[EXCERPTED RECORDS]:
****************************************

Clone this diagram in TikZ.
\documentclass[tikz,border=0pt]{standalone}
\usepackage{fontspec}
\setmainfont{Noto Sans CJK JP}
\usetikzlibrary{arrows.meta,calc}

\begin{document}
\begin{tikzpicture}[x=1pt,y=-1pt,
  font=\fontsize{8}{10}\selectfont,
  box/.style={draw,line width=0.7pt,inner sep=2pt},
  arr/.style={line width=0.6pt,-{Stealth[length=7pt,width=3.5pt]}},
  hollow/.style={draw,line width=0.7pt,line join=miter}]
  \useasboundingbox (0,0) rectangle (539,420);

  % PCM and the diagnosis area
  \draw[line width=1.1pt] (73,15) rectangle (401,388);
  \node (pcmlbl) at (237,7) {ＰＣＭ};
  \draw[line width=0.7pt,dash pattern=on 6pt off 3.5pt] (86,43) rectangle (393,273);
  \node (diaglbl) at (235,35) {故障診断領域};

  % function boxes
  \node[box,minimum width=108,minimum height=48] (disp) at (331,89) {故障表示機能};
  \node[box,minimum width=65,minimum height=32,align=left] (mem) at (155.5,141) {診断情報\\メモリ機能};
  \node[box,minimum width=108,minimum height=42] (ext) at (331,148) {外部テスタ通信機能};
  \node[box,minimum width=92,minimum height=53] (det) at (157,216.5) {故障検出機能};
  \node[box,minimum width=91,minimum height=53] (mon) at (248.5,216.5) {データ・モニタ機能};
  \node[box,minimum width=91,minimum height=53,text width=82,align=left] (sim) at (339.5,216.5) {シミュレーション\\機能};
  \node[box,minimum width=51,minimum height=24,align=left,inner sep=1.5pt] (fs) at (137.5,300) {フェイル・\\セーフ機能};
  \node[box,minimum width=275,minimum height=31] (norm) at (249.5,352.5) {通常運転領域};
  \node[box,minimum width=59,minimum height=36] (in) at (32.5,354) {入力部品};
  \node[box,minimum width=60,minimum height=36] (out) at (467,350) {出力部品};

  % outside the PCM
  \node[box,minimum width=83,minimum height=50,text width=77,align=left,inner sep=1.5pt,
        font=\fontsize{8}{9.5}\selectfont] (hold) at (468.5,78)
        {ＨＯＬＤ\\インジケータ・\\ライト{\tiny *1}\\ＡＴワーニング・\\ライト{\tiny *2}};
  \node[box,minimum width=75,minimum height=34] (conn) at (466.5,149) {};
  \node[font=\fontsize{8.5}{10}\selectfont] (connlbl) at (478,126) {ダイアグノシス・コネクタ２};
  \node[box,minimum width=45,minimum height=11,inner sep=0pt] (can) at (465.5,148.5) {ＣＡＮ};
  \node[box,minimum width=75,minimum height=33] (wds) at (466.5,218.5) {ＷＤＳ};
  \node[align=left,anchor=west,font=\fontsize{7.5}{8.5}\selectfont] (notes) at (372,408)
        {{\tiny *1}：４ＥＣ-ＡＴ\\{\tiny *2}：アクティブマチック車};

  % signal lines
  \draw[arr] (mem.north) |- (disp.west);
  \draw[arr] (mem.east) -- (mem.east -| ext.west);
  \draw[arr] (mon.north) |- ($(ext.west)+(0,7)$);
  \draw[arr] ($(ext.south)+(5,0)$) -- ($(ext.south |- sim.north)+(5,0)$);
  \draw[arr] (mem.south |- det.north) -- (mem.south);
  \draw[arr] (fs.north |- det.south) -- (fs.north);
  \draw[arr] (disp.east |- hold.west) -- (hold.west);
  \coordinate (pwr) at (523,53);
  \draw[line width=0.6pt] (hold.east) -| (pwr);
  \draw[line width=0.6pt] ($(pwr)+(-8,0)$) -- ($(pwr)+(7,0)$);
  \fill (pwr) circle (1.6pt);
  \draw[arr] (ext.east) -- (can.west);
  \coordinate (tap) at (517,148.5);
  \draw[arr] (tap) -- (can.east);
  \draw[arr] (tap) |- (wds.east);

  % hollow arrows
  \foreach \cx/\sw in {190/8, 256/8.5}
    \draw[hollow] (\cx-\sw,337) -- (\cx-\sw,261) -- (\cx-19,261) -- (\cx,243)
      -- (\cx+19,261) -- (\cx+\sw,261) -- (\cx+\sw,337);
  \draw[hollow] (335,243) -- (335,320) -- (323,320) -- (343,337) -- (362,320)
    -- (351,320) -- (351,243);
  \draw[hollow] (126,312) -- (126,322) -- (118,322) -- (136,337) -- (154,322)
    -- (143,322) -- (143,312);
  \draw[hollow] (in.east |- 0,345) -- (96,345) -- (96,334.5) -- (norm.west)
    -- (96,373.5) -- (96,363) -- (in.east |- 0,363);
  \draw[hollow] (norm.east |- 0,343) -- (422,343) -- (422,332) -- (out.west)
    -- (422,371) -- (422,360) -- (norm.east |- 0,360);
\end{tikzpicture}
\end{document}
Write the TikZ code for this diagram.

****************************************

[EXERCISE INSTRUCTIONS]:
Give the material above again, word for word.

[THE COMPLETED TASK]:
Clone this diagram in TikZ.
\documentclass[tikz,border=0pt]{standalone}
\usepackage{fontspec}
\setmainfont{Noto Sans CJK JP}
\usetikzlibrary{arrows.meta,calc}

\begin{document}
\begin{tikzpicture}[x=1pt,y=-1pt,
  font=\fontsize{8}{10}\selectfont,
  box/.style={draw,line width=0.7pt,inner sep=2pt},
  arr/.style={line width=0.6pt,-{Stealth[length=7pt,width=3.5pt]}},
  hollow/.style={draw,line width=0.7pt,line join=miter}]
  \useasboundingbox (0,0) rectangle (539,420);

  % PCM and the diagnosis area
  \draw[line width=1.1pt] (73,15) rectangle (401,388);
  \node (pcmlbl) at (237,7) {ＰＣＭ};
  \draw[line width=0.7pt,dash pattern=on 6pt off 3.5pt] (86,43) rectangle (393,273);
  \node (diaglbl) at (235,35) {故障診断領域};

  % function boxes
  \node[box,minimum width=108,minimum height=48] (disp) at (331,89) {故障表示機能};
  \node[box,minimum width=65,minimum height=32,align=left] (mem) at (155.5,141) {診断情報\\メモリ機能};
  \node[box,minimum width=108,minimum height=42] (ext) at (331,148) {外部テスタ通信機能};
  \node[box,minimum width=92,minimum height=53] (det) at (157,216.5) {故障検出機能};
  \node[box,minimum width=91,minimum height=53] (mon) at (248.5,216.5) {データ・モニタ機能};
  \node[box,minimum width=91,minimum height=53,text width=82,align=left] (sim) at (339.5,216.5) {シミュレーション\\機能};
  \node[box,minimum width=51,minimum height=24,align=left,inner sep=1.5pt] (fs) at (137.5,300) {フェイル・\\セーフ機能};
  \node[box,minimum width=275,minimum height=31] (norm) at (249.5,352.5) {通常運転領域};
  \node[box,minimum width=59,minimum height=36] (in) at (32.5,354) {入力部品};
  \node[box,minimum width=60,minimum height=36] (out) at (467,350) {出力部品};

  % outside the PCM
  \node[box,minimum width=83,minimum height=50,text width=77,align=left,inner sep=1.5pt,
        font=\fontsize{8}{9.5}\selectfont] (hold) at (468.5,78)
        {ＨＯＬＤ\\インジケータ・\\ライト{\tiny *1}\\ＡＴワーニング・\\ライト{\tiny *2}};
  \node[box,minimum width=75,minimum height=34] (conn) at (466.5,149) {};
  \node[font=\fontsize{8.5}{10}\selectfont] (connlbl) at (478,126) {ダイアグノシス・コネクタ２};
  \node[box,minimum width=45,minimum height=11,inner sep=0pt] (can) at (465.5,148.5) {ＣＡＮ};
  \node[box,minimum width=75,minimum height=33] (wds) at (466.5,218.5) {ＷＤＳ};
  \node[align=left,anchor=west,font=\fontsize{7.5}{8.5}\selectfont] (notes) at (372,408)
        {{\tiny *1}：４ＥＣ-ＡＴ\\{\tiny *2}：アクティブマチック車};

  % signal lines
  \draw[arr] (mem.north) |- (disp.west);
  \draw[arr] (mem.east) -- (mem.east -| ext.west);
  \draw[arr] (mon.north) |- ($(ext.west)+(0,7)$);
  \draw[arr] ($(ext.south)+(5,0)$) -- ($(ext.south |- sim.north)+(5,0)$);
  \draw[arr] (mem.south |- det.north) -- (mem.south);
  \draw[arr] (fs.north |- det.south) -- (fs.north);
  \draw[arr] (disp.east |- hold.west) -- (hold.west);
  \coordinate (pwr) at (523,53);
  \draw[line width=0.6pt] (hold.east) -| (pwr);
  \draw[line width=0.6pt] ($(pwr)+(-8,0)$) -- ($(pwr)+(7,0)$);
  \fill (pwr) circle (1.6pt);
  \draw[arr] (ext.east) -- (can.west);
  \coordinate (tap) at (517,148.5);
  \draw[arr] (tap) -- (can.east);
  \draw[arr] (tap) |- (wds.east);

  % hollow arrows
  \foreach \cx/\sw in {190/8, 256/8.5}
    \draw[hollow] (\cx-\sw,337) -- (\cx-\sw,261) -- (\cx-19,261) -- (\cx,243)
      -- (\cx+19,261) -- (\cx+\sw,261) -- (\cx+\sw,337);
  \draw[hollow] (335,243) -- (335,320) -- (323,320) -- (343,337) -- (362,320)
    -- (351,320) -- (351,243);
  \draw[hollow] (126,312) -- (126,322) -- (118,322) -- (136,337) -- (154,322)
    -- (143,322) -- (143,312);
  \draw[hollow] (in.east |- 0,345) -- (96,345) -- (96,334.5) -- (norm.west)
    -- (96,373.5) -- (96,363) -- (in.east |- 0,363);
  \draw[hollow] (norm.east |- 0,343) -- (422,343) -- (422,332) -- (out.west)
    -- (422,371) -- (422,360) -- (norm.east |- 0,360);
\end{tikzpicture}
\end{document}
Write the TikZ code for this diagram.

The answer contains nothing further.